Sample log4j.properties

# Set root logger level to WARN to suppress INFO and DEBUG messages.  
log4j.rootCategory=ERROR, console  
   
# Define the console appender (where logs will be printed to the console)  
log4j.appender.console=org.apache.log4j.ConsoleAppender  
log4j.appender.console.target=System.out  
log4j.appender.console.layout=org.apache.log4j.PatternLayout  
log4j.appender.console.layout.ConversionPattern=%d{yy/MM/dd HH:mm:ss} %p %c{1}: %m%n  
  
# Set specific log levels for Spark components.  
# This is often more effective than just the root logger for Spark-specific messages.  
  
# Set the log level for the org.apache.spark package to WARN.  
log4j.logger.org.apache.spark=ERROR  
  
# You can also set levels for more specific Spark components if needed.  
# For example, to silence excessive DAGScheduler INFO messages, you could try:  
# log4j.logger.org.apache.spark.scheduler.DAGScheduler=WARN  
  
# Similarly, for BlockManager messages:  
# log4j.logger.org.apache.spark.storage.BlockManager=WARN  
  
# If you still see INFO messages from other libraries (e.g., Netty, Hadoop), you can add more specific loggers.  
# For example, to reduce Netty INFO messages:  
# log4j.logger.org.apache.spark.network.netty=WARN  
# log4j.logger.io.netty=WARN  
  
# Example of setting level for Hadoop (if you see Hadoop related INFO messages)  
# log4j.logger.org.apache.hadoop=WARN

Explanation of common settings

log4j.rootCategory

  • Defines the root logger.
  • First part (WARN, ERROR, etc.): Logging level for the root logger.

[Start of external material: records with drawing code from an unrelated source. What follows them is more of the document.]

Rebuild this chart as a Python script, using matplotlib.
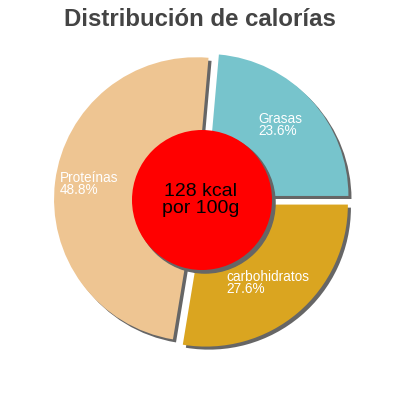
import matplotlib
matplotlib.use("Agg")
import matplotlib.pyplot as plt
import matplotlib.patches as mpatches

# Data
labels = ["Grasas", "Proteínas", "carbohidratos"]
percents = [23.6, 48.8, 27.6]
colors = ["#77c4cc", "#eec592", "#daa520"]
kcal_text = "128 kcal\npor 100g"
title = "Distribución de calorías"

# label anchor offsets from pie centre (px), left aligned
label_offsets = [(56, 75), (-142, 16), (24, -83)]

plt.rcParams['font.family'] = ['Liberation Sans', 'DejaVu Sans']

fig = plt.figure(figsize=(4, 4), dpi=100)
ax = fig.add_axes([0, 0, 1, 1])

cx, cy = 202, 200
radius = 142

# Pie with exploded wedges and solid grey shadow
wedges, _ = ax.pie(percents, colors=colors, startangle=0, counterclock=True,
                   radius=radius, center=(cx, cy), explode=[6, 6, 6],
                   wedgeprops=dict(linewidth=0),
                   shadow=dict(ox=2.2, oy=-2.2, facecolor="#666666",
                               edgecolor="#666666", alpha=1))
ax.set_xlim(0, 400)
ax.set_ylim(0, 400)
ax.set_aspect("equal")
ax.axis("off")

# Centre circle
circle = mpatches.Circle((cx, cy), 70, facecolor="#ff0000", edgecolor="none", zorder=5)
ax.add_patch(circle)
shad = mpatches.Shadow(circle, 2.2, -2.2, facecolor="#666666", edgecolor="#666666", alpha=1)
shad.set_zorder(4)
ax.add_patch(shad)
ax.text(cx - 1, cy, kcal_text, ha="center", va="center", fontsize=14,
        color="black", zorder=6, linespacing=1.0)

# Slice labels
for lab, pct, (dx, dy) in zip(labels, percents, label_offsets):
    ax.text(cx + dx, cy + dy, f"{lab}\n{pct}%", ha="left", va="center",
            fontsize=9.8, color="white", zorder=6, linespacing=0.9)

# Title
ax.text(200, 381, title, ha="center", va="center", fontsize=17.3,
        fontweight="bold", color="#444444")

fig.savefig("out.png", dpi=100)
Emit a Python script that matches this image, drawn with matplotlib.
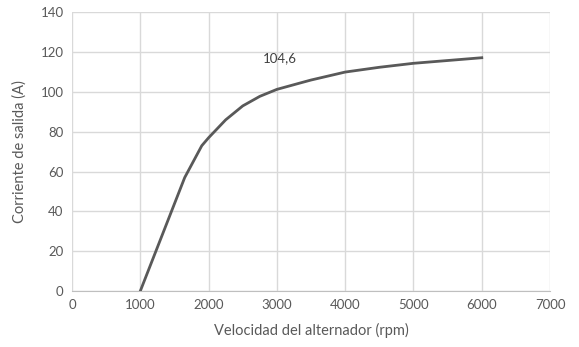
import matplotlib.pyplot as plt

# alternator speed (rpm) vs output current (A)
rpm = [1000, 1650, 1900, 2000, 2250, 2500, 2750, 3000, 3350, 3500, 4000, 4500, 5000, 6000]
corriente = [0, 57, 73, 77, 86, 93, 97.8, 101.3, 104.6, 106, 110, 112.4, 114.4, 117.2]
x_ticks = [0, 1000, 2000, 3000, 4000, 5000, 6000, 7000]
y_ticks = [0, 20, 40, 60, 80, 100, 120, 140]
etiqueta = "104,6"

txt = "#595959"
plt.rcParams['font.family'] = ['Lato', 'DejaVu Sans']

fig = plt.figure(figsize=(5.79, 3.47), dpi=100)
ax = fig.add_axes([0.1244, 0.1614, 0.8256, 0.803])

ax.plot(rpm, corriente, color="#595959", lw=2.0, solid_joinstyle="round", zorder=3)
ax.text(2800, 117, etiqueta, fontsize=9.5, color="#404040", ha="left", va="center")

ax.set_xlim(0, 7000)
ax.set_ylim(0, 140)
ax.set_xticks(x_ticks)
ax.set_yticks(y_ticks)
ax.grid(True, color="#d9d9d9", lw=1.0)
ax.set_axisbelow(True)
for s in ["top", "right", "left"]:
    ax.spines[s].set_visible(False)
ax.spines["bottom"].set_color("#bfbfbf")
ax.tick_params(length=0, labelsize=9.5, colors=txt, pad=6)

ax.set_xlabel("Velocidad del alternador (rpm)", fontsize=10.5, color=txt, labelpad=8)
ax.set_ylabel("Corriente de salida (A)", fontsize=10.5, color=txt, labelpad=10)

fig.savefig("out.png", dpi=100)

Messages at or above this level will be processed.
  • Second part (console): Appenders to use for the root logger (in this case, ‘console’ which we define below).

log4j.appender.console

  • Defines an appender named ‘console’.
    • org.apache.log4j.ConsoleAppender: Specifies that this appender writes to the console.
    • log4j.appender.console.target=System.out: Output stream for the console appender (System.out is standard output).
    • log4j.appender.console.layout: Defines the layout for log messages in this appender.
    • org.apache.log4j.PatternLayout: Uses a pattern to format the log messages.
    • log4j.appender.console.layout.ConversionPattern: The actual pattern for formatting.
      • %d{yy/MM/dd HH:mm:ss}: Date and time format.
      • %p: Log level (WARN, ERROR, etc.).
      • %c{1}: Shortened class name of the logger (just the last part).
      • %m: The log message itself.
      • %n: Newline character.

log4j.logger.package.name

  • Sets the log level for a specific package (or class).
  • e.g., log4j.logger.org.apache.spark=WARN: Sets the level for all loggers under the org.apache.spark package to WARN.

Sample use

log_file=~/software/pyspark-env/log4j.properties

spark-submit \  
    --conf "spark.driver.extraJavaOptions=-Dlog4j.configuration=file://${log_file}" \  
    --conf "spark.executor.extraJavaOptions=-Dlog4j.configuration=file://${log_file}" \  
    src/test_2.py